While China portrays the legislation as a mechanism for promoting “social harmony and national unity”, it effectively codifies policies of forced assimilation. Taken together with existing measures – including the expansion of state-run colonial boarding schools and other policies affecting Tibetan language, religion, education, and traditional ways of life – this law raises grave concerns about the long-term survival of Tibetan identity and may constitute a further step towards genocide.
Under illegal occupation by the People’s Republic of China since the 1950s, Tibet has been effectively closed off to the outside world. The Chinese government will now intensify its assimilationist policies over ethnic nationalities, like Uyghurs, Tibetans and Southern Mongolians, as mandated by the provisions of this law, and deliberately eliminate their distinctive identity.
One of the alarming provisions of the law, Article 63, states “organisations and individuals outside the [mainland] territory of the PRC that commit acts aimed at the PRC that undermine ethnic unity and progress or create ethnic division are to be pursued for legal responsibility in accordance with the law”. The law’s extra-territorial overreach points to transnational repression, threatening Tibetans, Uyghurs and activists freely speaking up against the PRC on UK soil.
Tsering Yangkey, UK Representative of His Holiness the Dalai Lama and the Tibetan Government-in-Exile, said:
“This so-called Ethnic Unity and Progress Law with its alarming provisions to forcibly assimilate the ethnic nationalities, like us, Tibetans, into the majority Han culture, is legally wrong, morally bankrupt and practically unjust.

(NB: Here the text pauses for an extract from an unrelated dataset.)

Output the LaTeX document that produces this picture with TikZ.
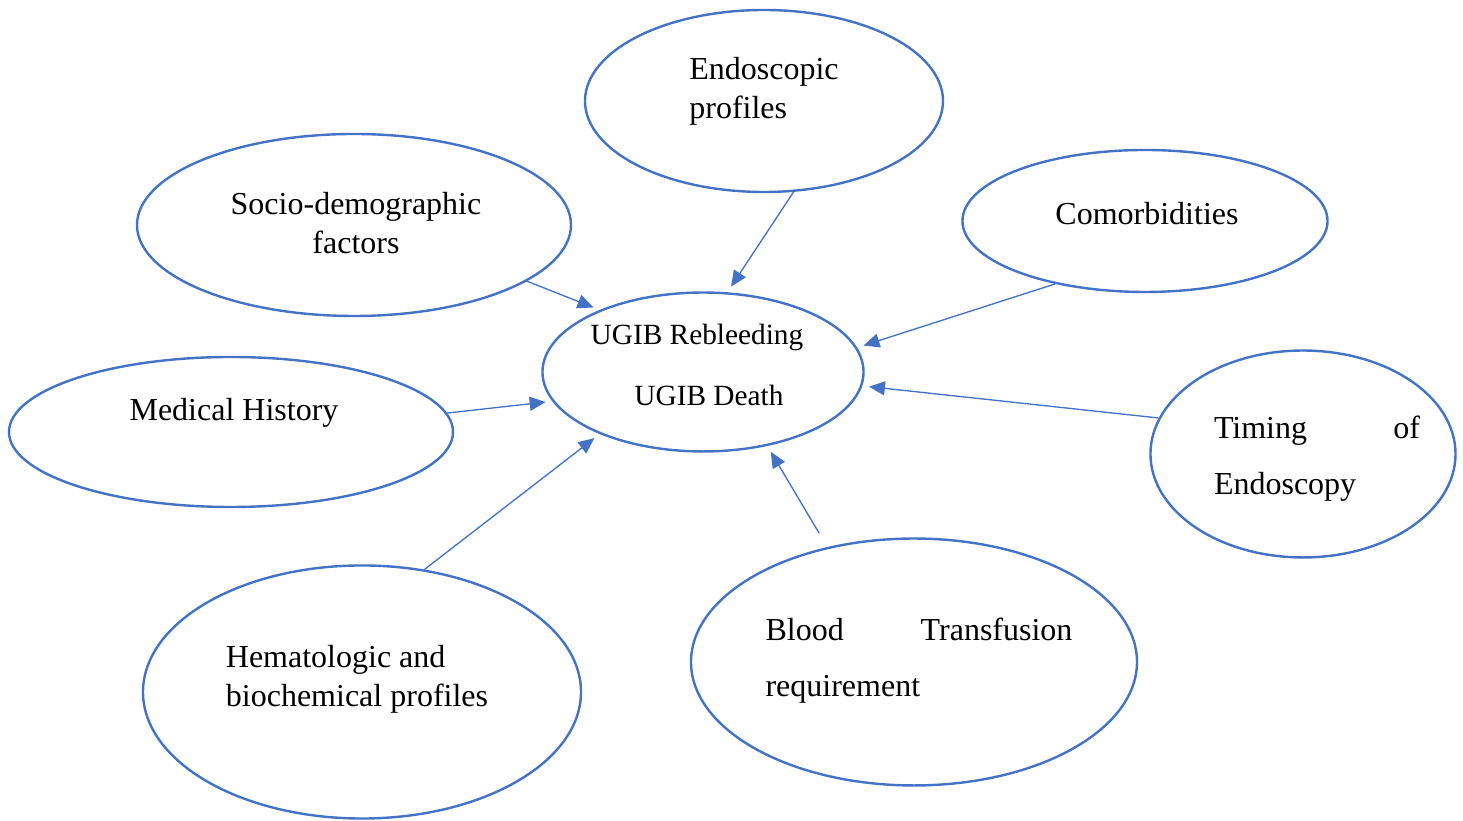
\documentclass[tikz,border=0pt]{standalone}
\usepackage{fontspec}
\setmainfont{Liberation Serif}
\usetikzlibrary{arrows.meta,shapes.geometric}
\definecolor{ovalblue}{HTML}{4472C4}

\begin{document}
\begin{tikzpicture}[x=0.375pt, y=-0.375pt,
    oval/.style={draw=ovalblue, line width=0.9pt, ellipse, inner sep=0pt},
    lbl/.style={font=\fontsize{12}{14.6}\selectfont, inner sep=0pt},
    link/.style={draw=ovalblue, line width=0.5pt, -{Triangle[length=6pt,width=5.25pt]}, shorten >=2.5pt}]
  \useasboundingbox (0,0) rectangle (1463,821);
  \node[oval, minimum width=134.25pt, minimum height=68.25pt] (endo) at (764,101) {};
  \node[oval, minimum width=162.75pt, minimum height=68.25pt] (socio) at (354,225) {};
  \node[oval, minimum width=136.9pt, minimum height=53.25pt] (comor) at (1145,221) {};
  \node[oval, minimum width=120.4pt, minimum height=59.6pt] (ugib) at (703,372) {};
  \node[oval, minimum width=166.5pt, minimum height=56.25pt] (medhist) at (231,432) {};
  \node[oval, minimum width=114.4pt, minimum height=77.6pt] (timing) at (1303,454) {};
  \node[oval, minimum width=164.25pt, minimum height=94.9pt] (hemat) at (362,692) {};
  \node[oval, minimum width=167.25pt, minimum height=92.6pt] (blood) at (914,662) {};

  \node[lbl, align=left] (endo-t) at (764,91) {Endoscopic\\profiles};
  \node[lbl, align=center] (socio-t) at (356,223) {Socio-demographic\\factors};
  \node[lbl] (comor-t) at (1147,214) {Comorbidities};
  \node[lbl, font=\fontsize{11}{13.4}\selectfont] (rebleed-t) at (697,338) {UGIB Rebleeding};
  \node[lbl, font=\fontsize{11}{13.4}\selectfont] (death-t) at (709,395) {UGIB Death};
  \node[lbl] (medhist-t) at (234,413) {Medical History};
  \node[lbl, align=left] (timing-t) at (1317,459) {\makebox[77.25pt][s]{Timing of}\\[6.4pt]Endoscopy};
  \node[lbl, align=left] (blood-t) at (919,661) {\makebox[115.1pt][s]{Blood Transfusion}\\[6.4pt]requirement};
  \node[lbl, align=left] (hemat-t) at (357,679) {Hematologic and\\biochemical profiles};

  \draw[link] (endo.-72) -- (ugib.73.6);
  \draw[link] (socio.-18.5) -- (ugib.149);
  \draw[link] (comor.-145) -- (ugib.9.6);
  \draw[link] (medhist.5.6) -- (ugib.-169.3);
  \draw[link] (timing.166.3) -- (ugib.-5.1);
  \draw[link] (hemat.63.4) -- (ugib.-149.4);
  \draw[link, shorten <=6pt] (blood.127.4) -- (ugib.-49.6);
\end{tikzpicture}
\end{document}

Over the past 75 years, the Chinese Communist Party has tried everything to kill the Tibetan spirit, but has failed. This law cannot be allowed to succeed.”
Therefore, on behalf of the Tibetan diaspora in the UK, we respectfully call on the UK government to:
• Formally convey to the Chinese Government your strong opposition to the law, reject its implementation and call for its repeal.
• Request relevant United Nations bodies and mechanisms to urgently review the PRC’s assimilation policies and employ all available international instruments to prevent further violations of cultural, linguistic, and religious rights.
• Undertake comprehensive investigations, through your diplomatic missions, into the individuals and institutions responsible for designing and implementing these policies, and consider the use of appropriate accountability tools, including targeted sanctions.
• Exert diplomatic pressure on Beijing to peacefully resolve the Sino-Tibet conflict through genuine, mutually respectful dialogue.
• Support the efforts of the Tibetan Government-in-Exile in the preservation and promotion of Tibetan culture and identity in exile while exposing and countering this deliberate erasure of Tibetan identity in Tibet.